The optimized method of Pan-sharpening fusion based on pyramid model

Loss of texture information and color distortion have always been two key issues that plague the quality of fusion images. In recent years, with the development of remote sensing payload technology, the difference between the spectral range of panchromatic and multi-spectral images has become larger and larger, resulting in the problems proposed above becoming more prominent in the process of true color fusion. On one hand, the energy distribution of water areas and vegetation in the near-infrared and visible spectral ranges is very different, therefore, the color distortion is mainly concentrated in the water area and vegetation area, the specific manifestation is that the energy of the vegetation is sufficient and the energy of the water area is very small. On the other hand, multi-spectral devices have poor antisaturation and anti-dispersion characteristics, which often leads to the loss of texture information in images. In addition, the lack of energy of multi-spectral sensor results in limited recognition of textures in the shadow area of the fusion image. Based on the analysis of the shortcomings of the existing fusion methods, we propose a pan-sharpening fusion optimization method based on the pyramid model in this paper.
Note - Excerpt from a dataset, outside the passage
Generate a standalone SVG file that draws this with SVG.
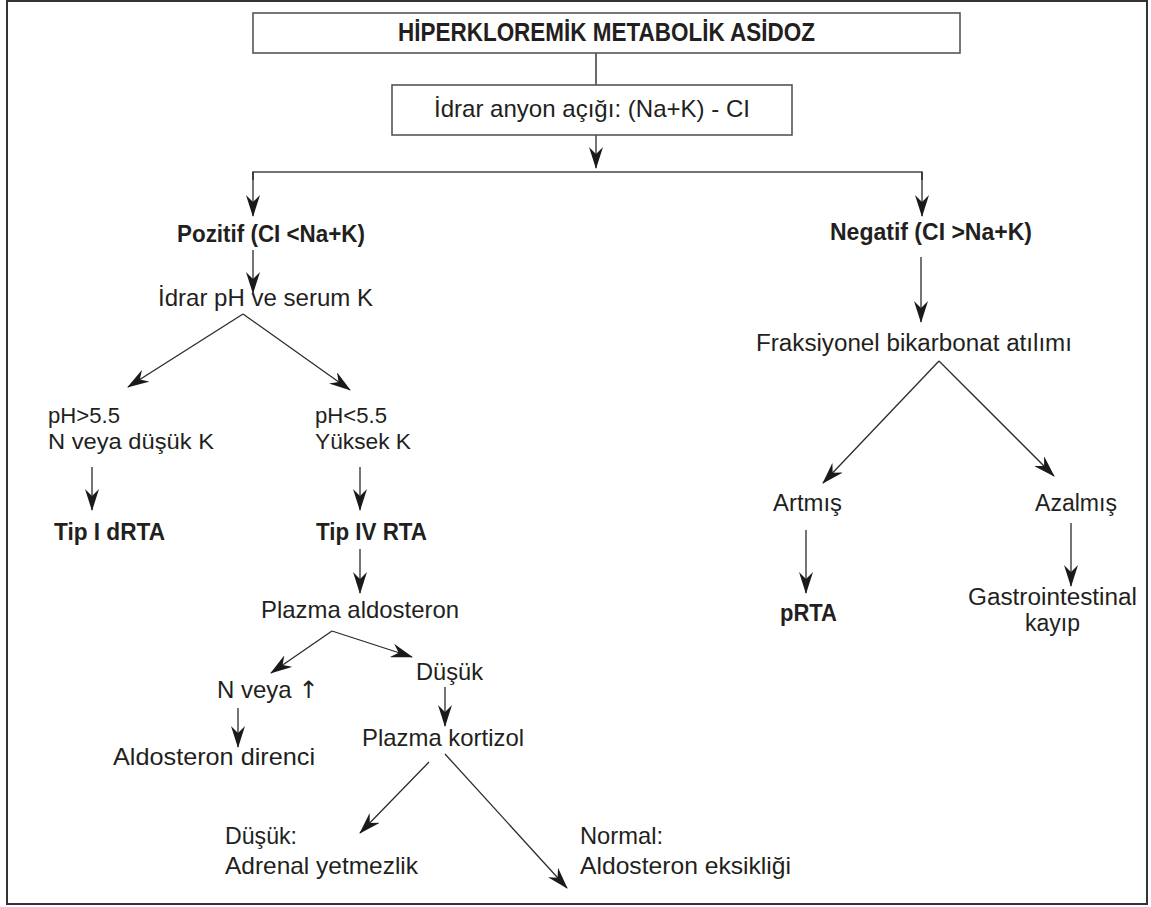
<svg xmlns="http://www.w3.org/2000/svg" width="1151" height="907" viewBox="0 0 1151 907">
<style>
text{font-family:"Liberation Sans",Arial,sans-serif;fill:#231f20;font-size:24px}
.r{font-size:23px}
.s{font-size:22px}
.b{font-weight:bold;font-size:24px}
.t{font-weight:bold;font-size:26px}
.box{fill:#fff;stroke:#555;stroke-width:1.6}
.c{fill:none;stroke:#2b2b2b;stroke-width:1.3;marker-end:url(#ah)}
.n{fill:none;stroke:#444;stroke-width:1.6}
.ar{font-family:"DejaVu Sans",sans-serif}
</style>
<defs>
<marker id="ah" markerUnits="userSpaceOnUse" markerWidth="22" markerHeight="14" refX="21" refY="7" orient="auto" viewBox="0 0 22 14">
<path d="M0,0 L22,7 L0,14 L7,7 Z" fill="#1a1a1a"/>
</marker>
</defs>
<rect x="7" y="1" width="1140" height="903" fill="#fff" stroke="#333" stroke-width="2"/>
<g id="connectors">
<line class="n" x1="596" y1="53" x2="596" y2="85"/>
<line class="c" x1="596" y1="135" x2="596" y2="168"/>
<polyline class="n" points="253,180 253,172 922,172 922,180"/>
<line class="c" x1="253" y1="172" x2="253" y2="216"/>
<line class="c" x1="922" y1="172" x2="922" y2="216"/>
<line class="c" x1="253" y1="250" x2="253" y2="293"/>
<line class="c" x1="243" y1="314" x2="128" y2="387"/>
<line class="c" x1="243" y1="314" x2="350" y2="390"/>
<line class="c" x1="92" y1="467" x2="92" y2="510"/>
<line class="c" x1="360" y1="467" x2="360" y2="510"/>
<line class="c" x1="360" y1="549" x2="360" y2="593"/>
<line class="c" x1="332" y1="631" x2="271" y2="673"/>
<line class="c" x1="332" y1="631" x2="412" y2="657"/>
<line class="c" x1="238" y1="708" x2="238" y2="747"/>
<line class="c" x1="445" y1="687" x2="445" y2="726"/>
<line class="c" x1="429" y1="762" x2="360" y2="833"/>
<line class="c" x1="445" y1="754" x2="567" y2="888"/>
<line class="c" x1="921" y1="257" x2="921" y2="322"/>
<line class="c" x1="939" y1="361" x2="823" y2="483"/>
<line class="c" x1="939" y1="361" x2="1054" y2="476"/>
<line class="c" x1="806" y1="530" x2="806" y2="593"/>
<line class="c" x1="1071" y1="523" x2="1071" y2="586"/>
</g>
<g id="title">
<rect class="box" x="253" y="13" width="707" height="40"/>
<text class="t" x="398" y="41" textLength="417" lengthAdjust="spacingAndGlyphs">HİPERKLOREMİK METABOLİK ASİDOZ</text>
</g>
<g id="anion">
<rect class="box" x="392" y="85" width="400" height="50"/>
<text x="434" y="117" textLength="316" lengthAdjust="spacingAndGlyphs">İdrar anyon açığı: (Na+K) - CI</text>
</g>
<g id="pozitif"><text class="b" x="177" y="242" textLength="188" lengthAdjust="spacingAndGlyphs">Pozitif (CI &lt;Na+K)</text></g>
<g id="idrarph"><text x="158" y="306" textLength="215" lengthAdjust="spacingAndGlyphs">İdrar pH ve serum K</text></g>
<g id="phgt">
<text class="s" x="48" y="423" textLength="72" lengthAdjust="spacingAndGlyphs">pH&gt;5.5</text>
<text class="s" x="48" y="449" textLength="166" lengthAdjust="spacingAndGlyphs">N veya düşük K</text>
</g>
<g id="phlt">
<text class="s" x="315" y="423" textLength="72" lengthAdjust="spacingAndGlyphs">pH&lt;5.5</text>
<text class="s" x="315" y="449" textLength="96" lengthAdjust="spacingAndGlyphs">Yüksek K</text>
</g>
<g id="tip1"><text class="b" x="54" y="540" textLength="111" lengthAdjust="spacingAndGlyphs">Tip I dRTA</text></g>
<g id="tip4"><text class="b" x="316" y="540" textLength="111" lengthAdjust="spacingAndGlyphs">Tip IV RTA</text></g>
<g id="aldo"><text x="261" y="618" textLength="198" lengthAdjust="spacingAndGlyphs">Plazma aldosteron</text></g>
<g id="nveya"><text x="217" y="698">N veya <tspan class="ar">↑</tspan></text></g>
<g id="dusuk1"><text x="416" y="680" textLength="67" lengthAdjust="spacingAndGlyphs">Düşük</text></g>
<g id="direnc"><text x="113" y="765" textLength="202" lengthAdjust="spacingAndGlyphs">Aldosteron direnci</text></g>
<g id="kortizol"><text x="362" y="746" textLength="162" lengthAdjust="spacingAndGlyphs">Plazma kortizol</text></g>
<g id="adrenal">
<text x="225" y="844" textLength="72" lengthAdjust="spacingAndGlyphs">Düşük:</text>
<text x="225" y="874" textLength="193" lengthAdjust="spacingAndGlyphs">Adrenal yetmezlik</text>
</g>
<g id="normal">
<text x="580" y="844" textLength="83" lengthAdjust="spacingAndGlyphs">Normal:</text>
<text x="580" y="874" textLength="211" lengthAdjust="spacingAndGlyphs">Aldosteron eksikliği</text>
</g>
<g id="negatif"><text class="b" x="830" y="240" textLength="202" lengthAdjust="spacingAndGlyphs">Negatif (CI &gt;Na+K)</text></g>
<g id="fraks"><text class="r" x="756" y="351" textLength="316" lengthAdjust="spacingAndGlyphs">Fraksiyonel bikarbonat atılımı</text></g>
<g id="artmis"><text class="r" x="773" y="511" textLength="69" lengthAdjust="spacingAndGlyphs">Artmış</text></g>
<g id="azalmis"><text class="r" x="1035" y="511" textLength="82" lengthAdjust="spacingAndGlyphs">Azalmış</text></g>
<g id="prta"><text class="b" x="780" y="621" textLength="57" lengthAdjust="spacingAndGlyphs">pRTA</text></g>
<g id="gi">
<text class="r" x="968" y="605" textLength="169" lengthAdjust="spacingAndGlyphs">Gastrointestinal</text>
<text class="r" x="1025" y="631" textLength="55" lengthAdjust="spacingAndGlyphs">kayıp</text>
</g>
</svg>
This method first uses the spectral relationship between the spectral image and the panchromatic image to build the basic fusion model, then, in order to prevent the "illconditioned equation" phenomenon appeared during the fusion process, unequal conditional equations are introduced into the basic fusion model to form simultaneous equations to avoid color distortion and invalid data in the fusion results. Secondly, in order to suppress the blurring of the edges of the fused image caused by the saturation overflow in the image, we calculates the ratio of the panchromatic image to the up-sampling multi-spectral images, and replaces the deficiency of the previous fusion model to generate fusion images with high clarity and high spectral fidelity.